Exercise directions: Repeat everything from the first line of the listing below through the line that contains "from bokeh.resources import INLINE", exactly. Leave out pictures.

Provided material:

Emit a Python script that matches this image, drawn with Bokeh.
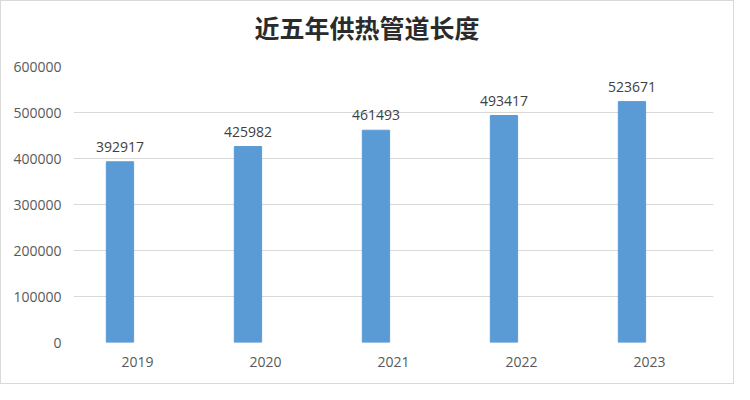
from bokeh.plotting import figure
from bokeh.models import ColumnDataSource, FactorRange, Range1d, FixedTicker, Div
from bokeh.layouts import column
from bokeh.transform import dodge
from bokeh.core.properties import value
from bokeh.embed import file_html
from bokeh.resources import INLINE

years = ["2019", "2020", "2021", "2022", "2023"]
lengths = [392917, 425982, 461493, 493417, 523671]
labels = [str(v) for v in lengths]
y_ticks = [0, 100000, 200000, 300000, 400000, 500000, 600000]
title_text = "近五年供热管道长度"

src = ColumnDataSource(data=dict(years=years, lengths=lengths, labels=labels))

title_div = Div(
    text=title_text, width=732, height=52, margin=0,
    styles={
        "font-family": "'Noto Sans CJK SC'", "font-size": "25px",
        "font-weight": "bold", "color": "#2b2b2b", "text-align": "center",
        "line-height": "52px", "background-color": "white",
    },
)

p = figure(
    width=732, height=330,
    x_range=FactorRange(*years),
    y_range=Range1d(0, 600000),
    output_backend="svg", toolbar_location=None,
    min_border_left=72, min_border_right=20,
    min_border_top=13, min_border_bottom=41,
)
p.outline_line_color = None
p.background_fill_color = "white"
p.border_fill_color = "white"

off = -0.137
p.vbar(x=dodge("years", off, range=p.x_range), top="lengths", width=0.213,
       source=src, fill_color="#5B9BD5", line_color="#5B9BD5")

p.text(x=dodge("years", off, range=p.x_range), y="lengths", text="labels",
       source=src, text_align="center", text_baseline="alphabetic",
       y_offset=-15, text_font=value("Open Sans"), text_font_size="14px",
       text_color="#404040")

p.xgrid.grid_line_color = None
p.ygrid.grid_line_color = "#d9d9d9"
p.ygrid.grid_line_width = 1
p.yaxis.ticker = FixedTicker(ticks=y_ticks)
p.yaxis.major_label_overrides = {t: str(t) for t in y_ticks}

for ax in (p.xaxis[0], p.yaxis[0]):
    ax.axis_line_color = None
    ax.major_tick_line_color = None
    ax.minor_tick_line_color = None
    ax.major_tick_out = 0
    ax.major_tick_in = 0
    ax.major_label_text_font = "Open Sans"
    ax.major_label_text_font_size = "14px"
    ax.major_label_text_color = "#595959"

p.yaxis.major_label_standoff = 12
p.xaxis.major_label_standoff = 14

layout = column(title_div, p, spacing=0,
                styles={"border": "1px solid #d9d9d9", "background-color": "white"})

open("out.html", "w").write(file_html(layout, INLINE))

Solution to this problem:
Emit a Python script that matches this image, drawn with Bokeh.
from bokeh.plotting import figure
from bokeh.models import ColumnDataSource, FactorRange, Range1d, FixedTicker, Div
from bokeh.layouts import column
from bokeh.transform import dodge
from bokeh.core.properties import value
from bokeh.embed import file_html
from bokeh.resources import INLINE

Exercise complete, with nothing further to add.